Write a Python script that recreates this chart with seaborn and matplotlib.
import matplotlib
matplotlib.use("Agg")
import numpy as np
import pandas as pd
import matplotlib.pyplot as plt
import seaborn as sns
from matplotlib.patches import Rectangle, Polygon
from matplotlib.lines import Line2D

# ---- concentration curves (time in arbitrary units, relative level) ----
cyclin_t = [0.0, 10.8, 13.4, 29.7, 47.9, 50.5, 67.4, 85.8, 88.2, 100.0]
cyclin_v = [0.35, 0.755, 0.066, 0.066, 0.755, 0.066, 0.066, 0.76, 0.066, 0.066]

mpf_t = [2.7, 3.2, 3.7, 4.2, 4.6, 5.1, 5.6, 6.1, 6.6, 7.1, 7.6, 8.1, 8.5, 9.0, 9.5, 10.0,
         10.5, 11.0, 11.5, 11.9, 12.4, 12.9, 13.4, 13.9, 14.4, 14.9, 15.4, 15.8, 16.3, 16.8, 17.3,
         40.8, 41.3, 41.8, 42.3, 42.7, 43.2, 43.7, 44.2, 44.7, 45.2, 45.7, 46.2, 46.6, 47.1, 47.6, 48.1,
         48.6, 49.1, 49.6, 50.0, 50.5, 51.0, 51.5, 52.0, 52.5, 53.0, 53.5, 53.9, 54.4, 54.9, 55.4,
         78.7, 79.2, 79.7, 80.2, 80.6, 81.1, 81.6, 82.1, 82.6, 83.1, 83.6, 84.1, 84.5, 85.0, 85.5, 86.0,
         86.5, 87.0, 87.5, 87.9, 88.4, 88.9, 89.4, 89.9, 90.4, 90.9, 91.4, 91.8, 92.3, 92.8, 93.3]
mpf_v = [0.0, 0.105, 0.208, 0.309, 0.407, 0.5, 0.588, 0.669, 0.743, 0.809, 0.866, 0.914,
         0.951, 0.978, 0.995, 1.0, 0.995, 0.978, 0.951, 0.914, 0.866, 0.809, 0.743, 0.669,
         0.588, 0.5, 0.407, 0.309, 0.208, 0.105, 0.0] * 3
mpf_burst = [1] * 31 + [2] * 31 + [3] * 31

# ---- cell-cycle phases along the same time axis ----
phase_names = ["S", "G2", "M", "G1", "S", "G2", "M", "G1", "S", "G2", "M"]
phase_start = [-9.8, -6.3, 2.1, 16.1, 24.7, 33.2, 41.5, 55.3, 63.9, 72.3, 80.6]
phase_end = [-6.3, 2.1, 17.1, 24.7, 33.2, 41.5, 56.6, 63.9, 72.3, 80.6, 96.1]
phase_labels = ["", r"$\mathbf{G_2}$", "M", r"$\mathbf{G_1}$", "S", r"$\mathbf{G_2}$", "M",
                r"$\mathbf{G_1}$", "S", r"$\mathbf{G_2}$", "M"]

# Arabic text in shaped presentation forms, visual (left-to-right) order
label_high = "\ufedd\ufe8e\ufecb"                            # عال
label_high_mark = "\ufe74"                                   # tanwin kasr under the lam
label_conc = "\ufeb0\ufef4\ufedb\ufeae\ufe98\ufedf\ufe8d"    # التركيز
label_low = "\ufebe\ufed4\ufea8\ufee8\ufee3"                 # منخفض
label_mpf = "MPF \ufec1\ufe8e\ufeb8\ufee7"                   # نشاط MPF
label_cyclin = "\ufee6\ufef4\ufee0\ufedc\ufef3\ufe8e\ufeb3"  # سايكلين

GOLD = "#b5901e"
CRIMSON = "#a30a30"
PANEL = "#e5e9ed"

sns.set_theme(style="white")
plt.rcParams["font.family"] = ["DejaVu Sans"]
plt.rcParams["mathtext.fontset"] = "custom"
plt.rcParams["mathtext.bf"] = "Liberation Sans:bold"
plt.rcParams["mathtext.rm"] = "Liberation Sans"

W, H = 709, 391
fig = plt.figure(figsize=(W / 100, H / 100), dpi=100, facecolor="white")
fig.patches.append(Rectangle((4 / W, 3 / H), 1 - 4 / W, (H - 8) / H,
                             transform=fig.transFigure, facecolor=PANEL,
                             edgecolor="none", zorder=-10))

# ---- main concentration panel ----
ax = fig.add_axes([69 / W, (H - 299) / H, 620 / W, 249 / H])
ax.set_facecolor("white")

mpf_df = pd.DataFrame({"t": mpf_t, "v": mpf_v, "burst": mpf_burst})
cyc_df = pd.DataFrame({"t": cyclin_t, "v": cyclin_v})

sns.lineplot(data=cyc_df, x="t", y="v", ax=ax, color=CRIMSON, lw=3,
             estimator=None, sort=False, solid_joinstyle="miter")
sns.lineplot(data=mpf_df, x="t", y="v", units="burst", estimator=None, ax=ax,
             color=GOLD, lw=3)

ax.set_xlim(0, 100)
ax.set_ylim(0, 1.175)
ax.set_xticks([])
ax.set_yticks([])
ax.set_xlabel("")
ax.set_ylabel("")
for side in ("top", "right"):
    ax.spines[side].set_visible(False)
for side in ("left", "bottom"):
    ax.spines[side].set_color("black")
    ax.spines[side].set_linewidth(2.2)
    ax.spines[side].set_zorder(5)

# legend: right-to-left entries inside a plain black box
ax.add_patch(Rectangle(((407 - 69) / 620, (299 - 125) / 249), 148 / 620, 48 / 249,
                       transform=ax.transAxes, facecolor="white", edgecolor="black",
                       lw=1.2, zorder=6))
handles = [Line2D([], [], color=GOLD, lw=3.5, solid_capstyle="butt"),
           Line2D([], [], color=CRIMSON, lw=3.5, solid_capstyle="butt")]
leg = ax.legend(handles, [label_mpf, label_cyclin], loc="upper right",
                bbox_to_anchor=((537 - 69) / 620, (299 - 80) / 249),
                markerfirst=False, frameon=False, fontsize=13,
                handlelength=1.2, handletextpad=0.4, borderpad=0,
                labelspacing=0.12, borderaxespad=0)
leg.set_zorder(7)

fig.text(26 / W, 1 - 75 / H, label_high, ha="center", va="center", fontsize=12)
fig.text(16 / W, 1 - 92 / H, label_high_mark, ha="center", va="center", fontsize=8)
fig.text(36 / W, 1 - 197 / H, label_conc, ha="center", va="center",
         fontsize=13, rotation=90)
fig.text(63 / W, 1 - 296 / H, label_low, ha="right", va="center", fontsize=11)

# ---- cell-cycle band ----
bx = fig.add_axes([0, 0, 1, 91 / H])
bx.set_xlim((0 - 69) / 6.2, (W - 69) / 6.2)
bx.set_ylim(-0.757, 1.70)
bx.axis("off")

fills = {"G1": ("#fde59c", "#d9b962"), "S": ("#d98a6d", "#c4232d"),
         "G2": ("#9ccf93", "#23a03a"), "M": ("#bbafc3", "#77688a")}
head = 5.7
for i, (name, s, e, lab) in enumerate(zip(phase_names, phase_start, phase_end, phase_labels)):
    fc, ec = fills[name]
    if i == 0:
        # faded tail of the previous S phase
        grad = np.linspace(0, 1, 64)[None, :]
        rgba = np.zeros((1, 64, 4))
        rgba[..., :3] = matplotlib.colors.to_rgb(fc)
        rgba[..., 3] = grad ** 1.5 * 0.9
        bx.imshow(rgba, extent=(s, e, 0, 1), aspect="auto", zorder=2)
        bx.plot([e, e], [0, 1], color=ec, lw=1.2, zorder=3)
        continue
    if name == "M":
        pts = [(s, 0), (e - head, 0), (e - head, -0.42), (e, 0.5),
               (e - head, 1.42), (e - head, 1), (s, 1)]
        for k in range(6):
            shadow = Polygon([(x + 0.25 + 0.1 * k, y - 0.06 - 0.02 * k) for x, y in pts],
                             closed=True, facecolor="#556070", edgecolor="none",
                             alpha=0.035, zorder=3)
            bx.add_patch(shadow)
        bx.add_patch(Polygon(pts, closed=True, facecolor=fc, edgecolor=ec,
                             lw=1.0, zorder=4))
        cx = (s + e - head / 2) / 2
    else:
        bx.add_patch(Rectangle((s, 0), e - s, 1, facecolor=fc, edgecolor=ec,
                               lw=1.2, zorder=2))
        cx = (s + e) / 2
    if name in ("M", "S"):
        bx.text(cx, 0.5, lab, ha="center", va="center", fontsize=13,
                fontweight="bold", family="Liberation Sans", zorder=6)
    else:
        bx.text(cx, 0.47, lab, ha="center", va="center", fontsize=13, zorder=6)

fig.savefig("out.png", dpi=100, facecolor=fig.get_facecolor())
########################################
◆ Exercise description ◆
Read the data above and count the lines that include "seaborn". Answer only with the count.

◆ Output for this exercise ◆
2